The whole point to NN regulations is to ensure there will be legal consequences to anti-consumer behavior, yet you want to just let the "free" market decide. Why do you ignore the evidence that they will not act in your best interest, and throw out any controls that can help ensure they do?

Comment Re: How is that any different now (Score 1) 591

I think you will find that stuff that costs extra will be routed around. People like free too much and nothing will change from how it is right now.

If I pull up YouTube tomorrow and get a message "Only $99.99/year for full speed or resolution", I'm going to be saying goodbye the YouTube and use a site that doesn't do that.

How do you route around these restrictions when every backbone provider is charging extra for prioritization? Who are you going to send your traffic through when they are all playing the same game?

Comment Re: OMG (Score 1) 591

"that someday I hope to turn into an income-generating company"

It's not a big deal to you. Your idea is that the internet will be wrecked when your "someday" idea happens.

But the internet will be just fine. I dare you to bet money that this will ruin the internet.

Take some meds. Maybe smoke some weed. Relax. Maybe the cell phone companies toll-charge Facebook or Disney some, they have deep pockets.

No one is coming after your little idea, you don't have any coin in your pocket.

Big fish have coin in pocket, big fish like Facebook or Microsoft Skype use lot of bandwidth.

And you don't seem to understand that's exactly his point. Big fish with deep pockets will be able to pay, and those are the entities the bandwidth providers are targeting. Small fish with no pockets will not be able to pay for prioritization, which will prevent their entry to the market. The problem with this lack of neutrality protections for the internet doesn't mean the internet will be destroyed, it means the internet will no longer be allowed to grow. The only people who will be able to introduce any new services will be those already established companies that have plenty of money to ensure they have the bandwidth and response time they need, and of course those that are providing the bandwidth. The fear is that the internet will be become the modern equivalent of 90s era AOL; a managed experience and walled garden without any potential for growth that hasn't been carefully curated.

Comment Re:except (Score 1) 73

Well, thanks for your judgement of fat people and the advice you have given. Now, if you will step off your fat hate soapbox for a moment, let me try to get you to see things from a different perspective.

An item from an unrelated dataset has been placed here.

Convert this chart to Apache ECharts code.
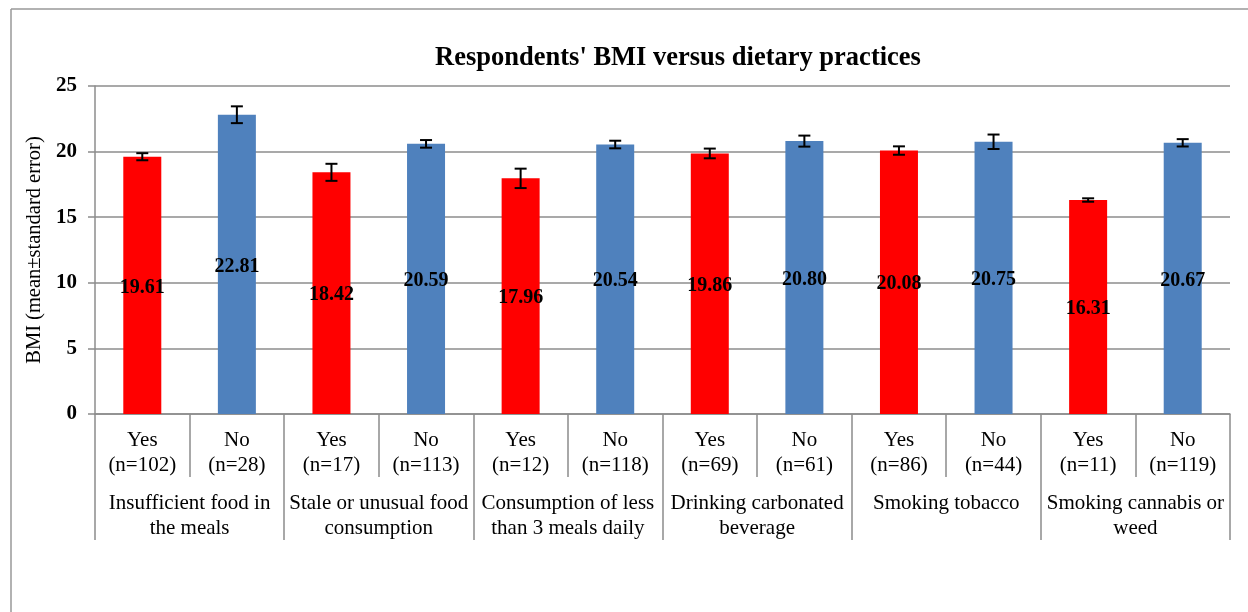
<!DOCTYPE html>
<html>
<head>
<meta charset="utf-8">
<script src="https://cdn.jsdelivr.net/npm/echarts@6/dist/echarts.min.js"></script>
<style>
  html, body { margin: 0; padding: 0; background: #fff; }
  #chart { width: 1248px; height: 612px; }
</style>
</head>
<body>
<div id="chart"></div>
<script>
var categories = ['Yes\n(n=102)', 'No\n(n=28)', 'Yes\n(n=17)', 'No\n(n=113)', 'Yes\n(n=12)', 'No\n(n=118)',
  'Yes\n(n=69)', 'No\n(n=61)', 'Yes\n(n=86)', 'No\n(n=44)', 'Yes\n(n=11)', 'No\n(n=119)'];
var groups = ['Insufficient food in\nthe meals', 'Stale or unusual food\nconsumption', 'Consumption of less\nthan 3 meals daily',
  'Drinking carbonated\nbeverage', 'Smoking tobacco', 'Smoking cannabis or\nweed'];
var means = [19.61, 22.81, 18.42, 20.59, 17.96, 20.54, 19.86, 20.80, 20.08, 20.75, 16.31, 20.67];
var stdErr = [0.27, 0.64, 0.65, 0.29, 0.74, 0.29, 0.37, 0.42, 0.32, 0.55, 0.13, 0.28];
var yTicks = [0, 5, 10, 15, 20, 25];

(function() {
  var chart = echarts.init(document.getElementById('chart'));
  var serif = 'Liberation Serif';
  var grey = '#8c8c8c';

  var errData = means.map((m, i) => [i, m - stdErr[i], m + stdErr[i]]);

  var option = {
    animation: false,
    title: {
      text: "Respondents' BMI versus dietary practices",
      left: 673,
      top: 40,
      textAlign: 'center',
      textStyle: { fontFamily: serif, fontSize: 26.5, fontWeight: 'bold', color: '#000' }
    },
    graphic: [
      { type: 'line', shape: { x1: 11, y1: 9, x2: 1248, y2: 9 }, style: { stroke: '#999', lineWidth: 1.5 } },
      { type: 'line', shape: { x1: 11, y1: 9, x2: 11, y2: 612 }, style: { stroke: '#999', lineWidth: 1.5 } }
    ],
    grid: { left: 95, right: 18, top: 86, bottom: 198, containLabel: false },
    xAxis: [{
      type: 'category',
      data: categories,
      position: 'bottom',
      axisLine: { lineStyle: { color: grey, width: 1.5 } },
      axisTick: { show: true, interval: 0, length: 63, lineStyle: { color: grey, width: 1.5 } },
      axisLabel: {
        interval: 0, margin: 14, lineHeight: 25,
        fontFamily: serif, fontSize: 21, color: '#000'
      }
    }, {
      type: 'category',
      data: groups,
      position: 'bottom',
      offset: 0,
      axisLine: { show: false },
      axisTick: { show: true, interval: 0, length: 126, lineStyle: { color: grey, width: 1.5 } },
      axisLabel: {
        interval: 0, margin: 77, lineHeight: 25,
        fontFamily: serif, fontSize: 21, color: '#000'
      }
    }],
    yAxis: {
      type: 'value',
      min: yTicks[0],
      max: yTicks[yTicks.length - 1],
      interval: 5,
      name: 'BMI (mean±standard error)',
      nameLocation: 'middle',
      nameGap: 45,
      nameTextStyle: { fontFamily: serif, fontSize: 20.5, color: '#000' },
      axisLine: { show: true, lineStyle: { color: grey, width: 1.5 } },
      axisTick: { show: true, length: 7, lineStyle: { color: grey, width: 1.5 } },
      axisLabel: { margin: 18, fontFamily: serif, fontSize: 21, fontWeight: 'bold', color: '#000' },
      splitLine: { lineStyle: { color: grey, width: 1.5 } }
    },
    series: [{
      type: 'bar',
      xAxisIndex: 0,
      barWidth: 38,
      data: means,
      itemStyle: {
        color: function(p) { return p.dataIndex % 2 === 0 ? '#FF0000' : '#4F81BD'; }
      },
      label: {
        show: true,
        position: 'inside',
        offset: [0, 2],
        formatter: function(p) { return p.value.toFixed(2); },
        fontFamily: serif, fontSize: 20, fontWeight: 'bold', color: '#000'
      },
      z: 2
    }, {
      type: 'custom',
      xAxisIndex: 0,
      data: errData,
      z: 5,
      renderItem: function(params, api) {
        var lo = api.coord([api.value(0), api.value(1)]);
        var hi = api.coord([api.value(0), api.value(2)]);
        var w = 6;
        var st = { stroke: '#000', lineWidth: 2 };
        return {
          type: 'group',
          children: [
            { type: 'line', shape: { x1: hi[0], y1: hi[1], x2: lo[0], y2: lo[1] }, style: st },
            { type: 'line', shape: { x1: hi[0] - w, y1: hi[1], x2: hi[0] + w, y2: hi[1] }, style: st },
            { type: 'line', shape: { x1: lo[0] - w, y1: lo[1], x2: lo[0] + w, y2: lo[1] }, style: st }
          ]
        };
      }
    }]
  };
  chart.setOption(option);
})();
</script>
</body>
</html>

For YOU water suppresses cravings. For YOU this is common sense. You lack a fundamental understanding of how excessive sugar affects the body, and the mindset of an overweight person. For an obese person food, especially sugar, are drugs. They cause the same response in the body that any other addictive substance or activity does for a normal person. When an obese person eats a large pizza or a tub of ice cream it is causing a pleasure response in their brain. Stopping this behavior (cutting out sugar or fat or whatever from the diet) causes withdrawal symptoms. How easy do you think it would be for you to detox from heroin, or even cigarettes? The addiction to food causes a feedback loop, the brain sitting there saying "You can have more. Come on, it will make us feel good, we will worry about the diet tomorrow" and when you give in it just reinforces the cycle. In the end it takes a great amount of willpower and determination, and not a little physical pain, to truly adjust your eating habits and lose weight. Just like any other addiction this feeling doesn't go away, it just lessens over time. A formerly obese person needs to exercise constant willpower to not regress into the addiction.

It's a much more subtle addiction then drugs or porn or whatever, because when it starts it is very hard to know that it is a bad thing. When you snort a line of coke or shoot some heroin you have at least some idea that what you are doing is bad and could lead to a severe problem, with food it is not so easy to draw the line between normal and problem eating. Stop judging fat people as lazy or worthless, and instead see them for what they are, addicts.